Panache, I don’t have the expertise, but many people in the low-carb community will call out the “all that protein will hose your kidneys” as a load o’malarkey and not likely to happen unless you have another kidney problem, IIRC. I’m not saying that it is not the case for you, just that it’s one of the anti-Atkins phrases we hear all the time.

A lot of people don’t understand that Atkins is a high-fat, not high-protein diet. (Again, not applying this to you).


Here’s the relevant quote from Gary Taubes in his NY Times article “What if It’s All Been a Big Fat Lie” (

"But it gets even weirder than that. Foods considered more or less deadly under the low-fat dogma turn out to be comparatively benign if you actually look at their fat content. More than two-thirds of the fat in a porterhouse steak, for instance, will definitively improve your cholesterol profile (at least in comparison with the baked potato next to it); it’s true that the remainder will raise your L.D.L., the bad stuff, but it will also boost your H.D.L. The same is true for lard. If you work out the numbers, you come to the surreal conclusion that you can eat lard straight from the can and conceivably reduce your risk of heart disease. "

Yep, same story I would tell. (or…This!)

That’s because it’s supposed to be a high fat diet. Don’t replace the carbohydrates with protein, replace them with fat. The rest of my family has trouble believing that I’ve kept the weight off for all these years by pushing fat. I keep fighting to get my fat grams up. Deviled eggs with extra mayo are good for that, and omelettes made with double the yolks.

You guys are blowing my mind. kablooie!

I’ve certainly heard accounts from many people who switch to a diet high in saturated fats and low in carbs that it lowered total cholesterol, LDL, and triglycerides while raising HDL. Fewer people will see an increase in total cholesterol, with an increase in HDL and lowering of LDL. Almost everyone I have ever heard from who tried a diet heavy in animal fat has dramatic improvements in their lipid panel test results.

I ate the SAD for years, than in the past year I started eating more animal fats and less vegetable oils/sugars/starches and had my first lipid panel: low total cholesterol (under 160), low LDL (around 70), low trigs (50), and highish HDL (70s). For the last few months I have been eating loads of saturated fat (70-80% of total daily calories) and no processed sugars or grains, quite low in total carbs, and at last check all my numbers are pretty much unchanged except my HDL was up about 10 points, which I am pleased about.

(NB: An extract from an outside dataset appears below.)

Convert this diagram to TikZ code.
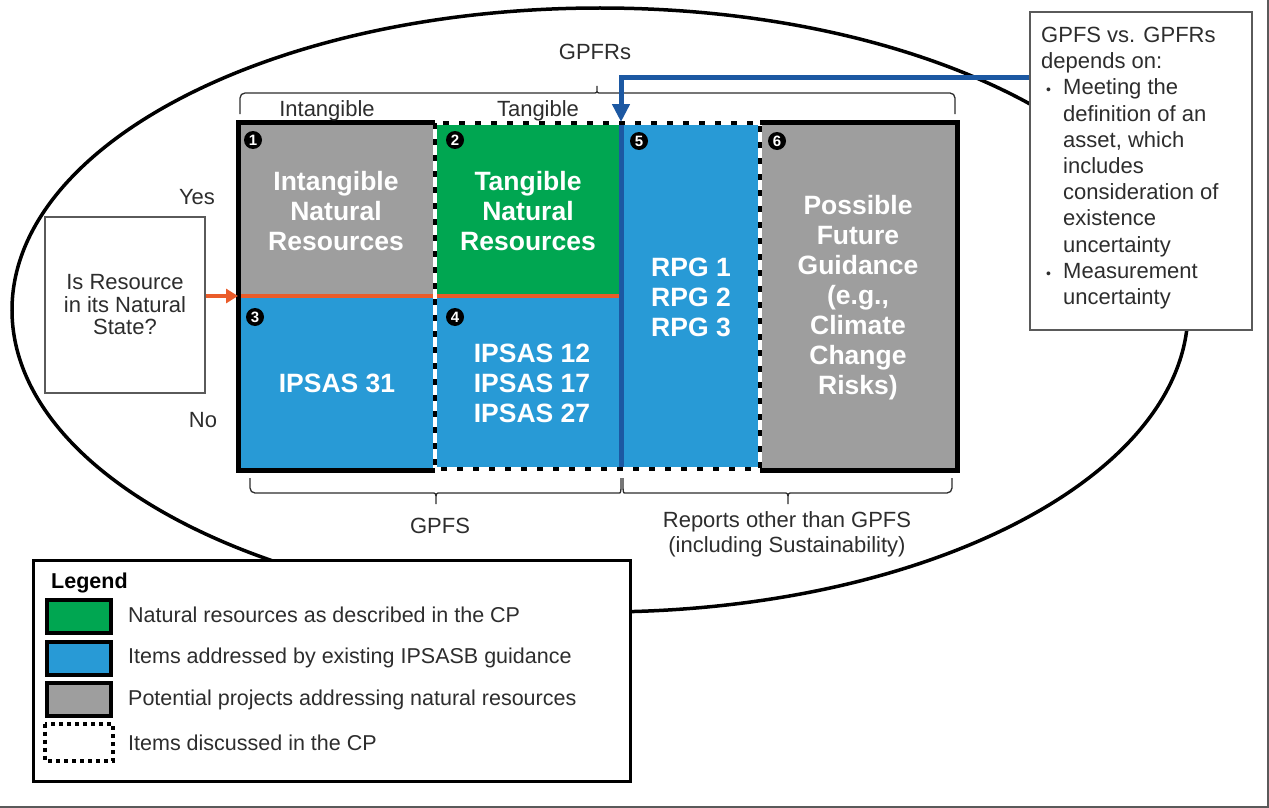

I am young (24) and have been full-time with this diet for only a few months, so we’ll see what happens as I age.

Besides the seemingly positive lipid panel results my acne is gone with no effort for the first time in a decade, my digestion is normal for the first time I can remember (no more bloating/gas/frequent pooping), I no longer get menstrual cramps and my cycle is more regular and problem-free, no headaches or migraines (another lifelong problem), haven’t gotten any eczema or rashes (usually have persistant problems with this especially in winter), I am no longer freezing all the time with icy hands and feet, and I am sleeping 6 or 7 hours per night (instead of 8-10 with sleepiness during the day). I am thrilled to death about all of this obviously. :slight_smile:

It’s not really that surprising if you reflect on it for a moment.

What happens to a person when they lose weight? Assuming they’re losing excess body fat rather than lean body mass, their bodies are essentially consuming stores of body fat, and human body fat has a composition very similar to lard.

When people undergo significant weight loss, physiologically they’ve essentially “consumed” huge quantities of their own lard. And yet, their cholesterol levels normally improve under such circumstances.

Lard ought to be considered a “health food.”